Collaborating for Effective Risk Management
Once a multinational operation decides to launch a global property program, it is important to consider the composition of its insurance team. A strong insurer will have the experience needed to manage risks across borders, and also the internal network to effectively work with the multinational.
“Effective collaboration between a carrier and an insured involves more than just the underwriter and the client; it also means involving claims and risk engineering teams as well. After all, the client is paying a premium for potential claims, so they need to understand how the policy will be interpreted,” said Sansone.
Risk engineering helps clients become better risks by delivering comprehensive risk assessments that can build risk mitigation strategies and reduce potential costs. The access to claims teams is essential for collaboration as insureds can inquire about past claims and raise concerns.

Under One Roof
At AXA XL, they understand that clients need strong support from their insurance partner to manage property risks. That’s why Sansone and her colleagues provide coverage to match the distinctive needs of its multinational partners.
“Clients are increasingly asking questions and seeking advice on their property insurance and risk management strategies,” Sansone said. “We leverage our local market knowledge and expertise to provide better risk assessments and management tailored to our clients’ specific regional needs.”
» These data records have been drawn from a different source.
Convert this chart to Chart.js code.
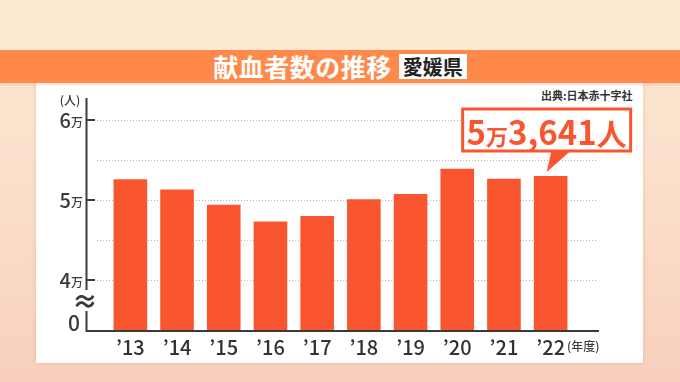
<!DOCTYPE html>
<html lang="ja">
<head>
<meta charset="utf-8">
<script src="https://cdn.jsdelivr.net/npm/chart.js@4.4.1/dist/chart.umd.min.js"></script>
<style>
  html, body { margin: 0; padding: 0; }
  body {
    width: 680px; height: 382px; position: relative; overflow: hidden;
    background: linear-gradient(180deg, #fdead3 0%, #fbe0cc 45%, #f8d0bd 100%);
    font-family: "Noto Sans CJK JP", "Noto Sans", sans-serif;
  }
  .band {
    position: absolute; left: 0; top: 50px; width: 680px; height: 33px;
    background: #ff894a; box-shadow: 0 2px 3px rgba(120, 60, 20, 0.15);
    display: flex; justify-content: center; align-items: center; gap: 7px;
  }
  .title { color: #fff; font-weight: 700; font-size: 25px; letter-spacing: 0.5px; line-height: 33px; }
  .pref {
    background: #fff; color: #222; font-weight: 700; font-size: 20px;
    line-height: 25px; height: 25px; padding: 0 4px;
  }
  .panel {
    position: absolute; left: 36px; top: 83px; width: 607px; height: 280px;
    background: #fff; box-shadow: 0 0 4px rgba(170, 100, 60, 0.25);
  }
  .source {
    position: absolute; left: 541px; top: 87px;
    font-size: 11px; font-weight: 700; color: #333;
  }
  #chart { position: absolute; left: 0; top: 0; }
</style>
</head>
<body>
<div class="panel"></div>
<div class="band"><span class="title">献血者数の推移</span><span class="pref">愛媛県</span></div>
<div class="source">出典:日本赤十字社</div>
<canvas id="chart" width="680" height="382"></canvas>
<script>
// fiscal years and donors (people), Ehime
const years = ["’13", "’14", "’15", "’16", "’17", "’18", "’19", "’20", "’21", "’22"];
const donors = [52600, 51300, 49400, 47300, 48000, 50100, 50750, 53900, 52650, 53000];

// y axis: broken between 0 and 4万
const gridValues = [40000, 45000, 50000, 55000, 60000];
const tickValues = [40000, 50000, 60000];
const tickDigits = ["4", "5", "6"];
const tickUnit = "万";
const yMin = 33625;
const yMax = 62750;

const calloutParts = [["5", 33], ["万", 22], ["3,641", 33], ["人", 30]];

const RED = "#f9552f";
const AXIS = "#3a3a3a";
const FONT = '"Noto Sans CJK JP", "Noto Sans", sans-serif';

const axesPlugin = {
  id: "axes",
  beforeDatasetsDraw(chart) {
    const ctx = chart.ctx;
    const y = chart.scales.y;
    ctx.save();
    ctx.strokeStyle = "#b5b5b5";
    ctx.lineWidth = 1;
    ctx.setLineDash([1, 2]);
    gridValues.forEach((v) => {
      const py = Math.round(y.getPixelForValue(v)) + 0.5;
      ctx.beginPath();
      ctx.moveTo(97, py);
      ctx.lineTo(598, py);
      ctx.stroke();
    });
    ctx.restore();
  },
  afterDatasetsDraw(chart) {
    const ctx = chart.ctx;
    const y = chart.scales.y;
    const area = chart.chartArea;
    const ax = 86.5;
    const base = y.getPixelForValue(yMin);
    const breakTop = y.getPixelForValue(40000) + 10;
    const breakBottom = base - 20;

    ctx.save();
    ctx.strokeStyle = AXIS;
    ctx.lineWidth = 2;
    ctx.beginPath();
    ctx.moveTo(ax, area.top);
    ctx.lineTo(ax, breakTop);
    ctx.moveTo(ax, breakBottom);
    ctx.lineTo(ax, base);
    ctx.lineTo(599, base);
    ctx.stroke();

    // tick marks + labels
    ctx.fillStyle = AXIS;
    ctx.textBaseline = "alphabetic";
    tickValues.forEach((v, i) => {
      const py = y.getPixelForValue(v);
      ctx.beginPath();
      ctx.moveTo(ax, py);
      ctx.lineTo(95, py);
      ctx.stroke();
      ctx.textAlign = "right";
      ctx.font = "500 12px " + FONT;
      ctx.fillText(tickUnit, 83, py + 7);
      const uw = ctx.measureText(tickUnit).width;
      ctx.font = "500 20px " + FONT;
      ctx.fillText(tickDigits[i], 83 - uw, py + 8);
    });
    ctx.font = "500 21px " + FONT;
    ctx.textAlign = "right";
    ctx.fillText("0", 80, base - 0.5);

    // break mark
    ctx.font = "700 26px " + FONT;
    ctx.textAlign = "center";
    ctx.textBaseline = "middle";
    ctx.fillText("≈", 85, breakTop + 11);

    ctx.font = "500 12px " + FONT;
    ctx.fillText("(人)", 70, 100);
    ctx.textAlign = "left";
    ctx.fillText("(年度)", 567, 346);
    ctx.restore();

    // callout on the last bar
    const bar = chart.getDatasetMeta(0).data[donors.length - 1];
    const tipX = bar.x - 4;
    const tipY = bar.y - 4;
    const bx = tipX - 84, by = tipY - 63, bw = 168, bh = 42;
    ctx.save();
    ctx.fillStyle = "#fff";
    ctx.fillRect(bx, by, bw, bh);
    ctx.strokeStyle = RED;
    ctx.lineWidth = 3;
    ctx.strokeRect(bx, by, bw, bh);
    ctx.fillStyle = RED;
    ctx.beginPath();
    ctx.moveTo(tipX + 5, by + bh - 1);
    ctx.lineTo(tipX + 25, by + bh - 1);
    ctx.lineTo(tipX, tipY);
    ctx.closePath();
    ctx.fill();

    let total = 0;
    calloutParts.forEach(([t, s]) => {
      ctx.font = "700 " + s + "px " + FONT;
      total += ctx.measureText(t).width;
    });
    let x = bx + (bw - total) / 2;
    ctx.textBaseline = "alphabetic";
    ctx.textAlign = "left";
    calloutParts.forEach(([t, s]) => {
      ctx.font = "700 " + s + "px " + FONT;
      ctx.fillText(t, x, by + 36);
      x += ctx.measureText(t).width;
    });
    ctx.restore();
  },
};

new Chart(document.getElementById("chart"), {
  type: "bar",
  data: {
    labels: years,
    datasets: [{
      data: donors,
      backgroundColor: RED,
      barPercentage: 0.72,
      categoryPercentage: 1,
    }],
  },
  options: {
    responsive: false,
    animation: false,
    layout: { padding: { left: 107, right: 106, top: 98, bottom: 0 } },
    plugins: { legend: { display: false }, tooltip: { enabled: false } },
    scales: {
      x: {
        grid: { display: false, drawTicks: false },
        border: { display: false },
        ticks: {
          color: "#333",
          padding: 4,
          font: { family: FONT, size: 20, weight: "500" },
        },
        afterFit: (s) => { s.height = 51; },
      },
      y: { display: false, min: yMin, max: yMax },
    },
  },
  plugins: [axesPlugin],
});
</script>
</body>
</html>
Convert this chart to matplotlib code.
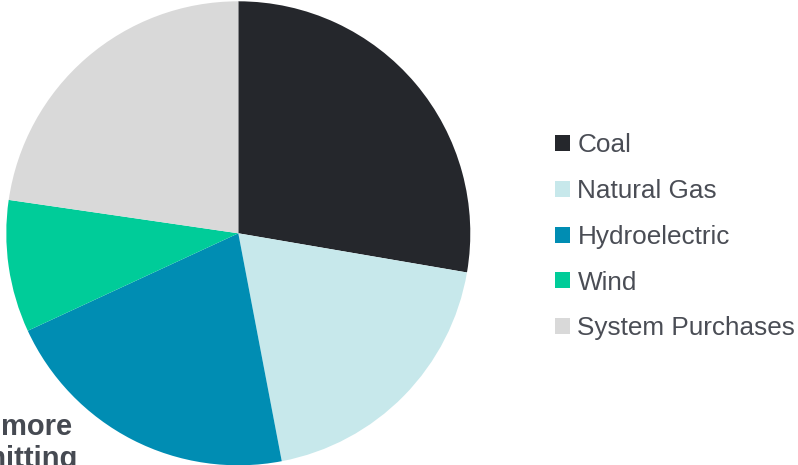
import matplotlib.pyplot as plt
from matplotlib.patches import Patch

plt.rcParams['font.family'] = ['Liberation Sans', 'DejaVu Sans']

# Generation mix, share of total (%)
sources = ["Coal", "Natural Gas", "Hydroelectric", "Wind", "System Purchases"]
shares = [27.7, 19.3, 21.1, 9.2, 22.7]
colors = ["#25272c", "#c7e8eb", "#008db3", "#00cc99", "#d9d9d9"]

W, H = 798, 465
fig = plt.figure(figsize=(W / 100, H / 100), dpi=100)

# pie centred at (238, 233) px with a 232 px radius
cx, cy, r = 238.3, 233.3, 232.0
ax = fig.add_axes([(cx - r) / W, (H - cy - r) / H, 2 * r / W, 2 * r / H])
ax.pie(shares, colors=colors, startangle=90, counterclock=False,
       radius=1.0, wedgeprops=dict(linewidth=0))
ax.set_xlim(-1, 1)
ax.set_ylim(-1, 1)
ax.set_aspect('equal')
ax.axis('off')

handles = [Patch(facecolor=c, edgecolor='none') for c in colors]
fig.legend(handles, sources, loc='upper left',
           bbox_to_anchor=(555 / W, 1 - 133.5 / H),
           frameon=False, fontsize=18.8, labelcolor='#4a4d55',
           handlelength=0.58, handleheight=0.58, handletextpad=0.28,
           labelspacing=0.83, borderaxespad=0, borderpad=0)

# caption text running off the left edge
txt = dict(fontsize=21, fontweight='bold', color='#464a52', ha='right',
           va='baseline')
fig.text(72 / W, 1 - 435 / H, "more", **txt)
fig.text(78 / W, 1 - 467 / H, "emitting", **txt)

fig.savefig("out.png", dpi=100)
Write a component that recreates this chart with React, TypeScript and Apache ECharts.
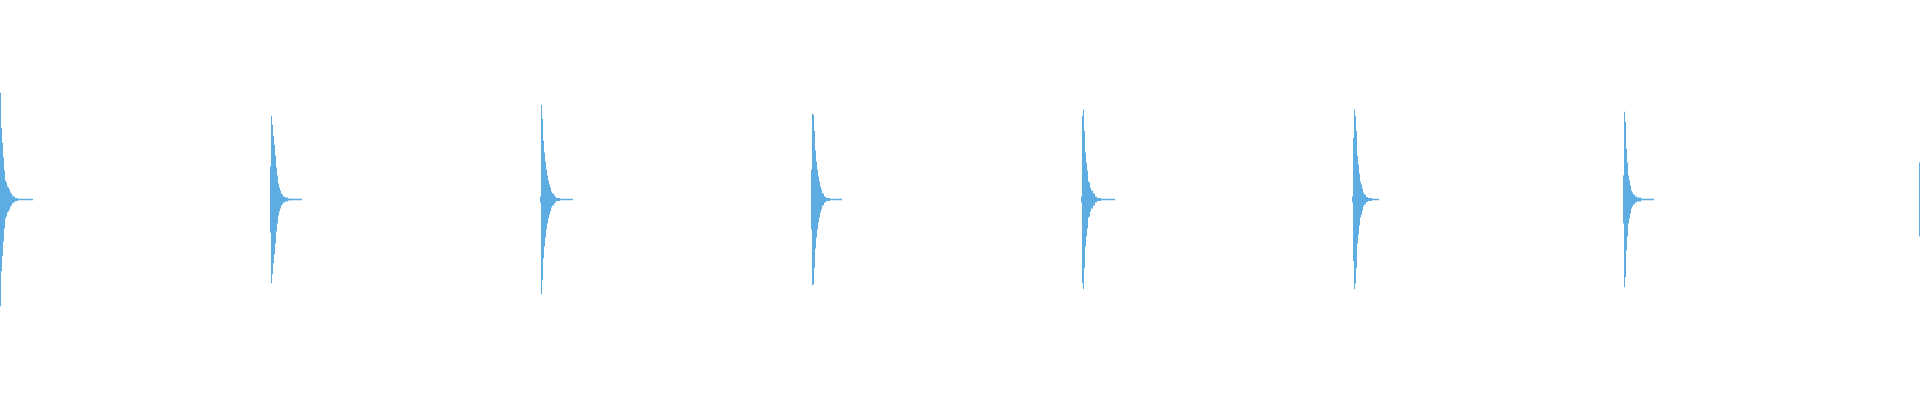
import React, { useEffect, useRef } from 'react';
import * as echarts from 'echarts';

// where each burst begins (sample index, one sample per column)
const burstStarts = [0, 270, 540, 811, 1081, 1352, 1623, 1919];

// envelope of each burst
const burst1 = [107, 72, 57, 42, 29, 19, 17, 13, 12, 10, 7, 6, 4, 3, 3, 1.5, 1.5, 1.5];
const burst2 = [33, 84, 75, 64, 55, 44, 32, 24, 16, 12, 9, 6, 5, 3, 3, 2, 2, 2, 1, 1, 1];
const burst3 = [3, 95, 81, 59, 47, 38, 30, 24, 19, 15, 12, 8, 6, 6, 4, 3, 1.5, 1.5, 1.5, 1.5];
const burst4 = [30, 86, 85, 69, 49, 38, 30, 23, 18, 13, 10, 6, 6, 3, 3, 1.5, 1.5, 1.5, 1.5];
const burst5 = [3, 84, 90, 69, 47, 37, 29, 18, 17, 12, 9, 9, 6, 6, 3, 3, 1.5, 1.5, 1.5, 1.5];
const burst6 = [3, 62, 90, 84, 69, 44, 35, 26, 18, 15, 11, 7, 5, 5, 2.5, 2.5, 1.5, 1.5, 1.5, 1.5];
const burst7 = [24, 88, 78, 51, 37, 24, 19, 14, 9, 7, 5, 5, 3, 3, 2, 2, 2, 2, 1];
const burst8 = [37];
const bursts = [burst1, burst2, burst3, burst4, burst5, burst6, burst7, burst8];

// flat zero line after each burst (columns)
const tailLengths = [15, 11, 13, 12, 14, 7, 12, 0];
const tailAmp = 0.75;

const color = '#5dade2';

const App: React.FC = () => {
  const chartRef = useRef<HTMLDivElement>(null);

  useEffect(() => {
    const chart = echarts.init(chartRef.current as HTMLDivElement, null, { renderer: 'svg' });

    const data: number[][] = [];
    bursts.forEach((amps, i) => {
      const start = burstStarts[i];
      amps.forEach((a, j) => data.push([start + j, a]));
      for (let k = 0; k < tailLengths[i]; k++) {
        data.push([start + amps.length + k, tailAmp]);
      }
    });

    chart.setOption({
      animation: false,
      grid: { left: 0, right: 0, top: 0, height: 399 },
      xAxis: { type: 'value', min: 0, max: 1920, show: false },
      yAxis: { type: 'value', min: -200, max: 200, show: false },
      series: [
        {
          type: 'custom',
          data,
          renderItem: (params: any, api: any) => {
            const x = api.value(0);
            const a = api.value(1);
            const p1 = api.coord([x, a]);
            const p2 = api.coord([x + 1, -a]);
            return {
              type: 'rect',
              shape: { x: p1[0], y: p1[1], width: p2[0] - p1[0], height: Math.max(1, p2[1] - p1[1]) },
              style: { fill: color },
            };
          },
        },
      ],
    });

    return () => {
      chart.dispose();
    };
  }, []);

  return (
    <div
      ref={chartRef}
      style={{ position: 'absolute', left: 0, top: 0, width: '1920px', height: '400px' }}
    ></div>
  );
};

export default App;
AXA XL has launched a Multinational Solutions Portal to simplify program administration and reporting through centralized management for programs. Users can get a clear worldwide picture of their property program including policy issuance, copies of issued policies, and the number of countries covered.
AXA XL’s multinational solutions aim to give businesses confidence as they navigate the complexity of the global markets.
“We examine the exposures in each country to determine the significance of having a local policy,” Sansone said. “It’s crucial to ensure that the policy issued in each country is compliant and has the appropriate limits, coverage, and premium charge.”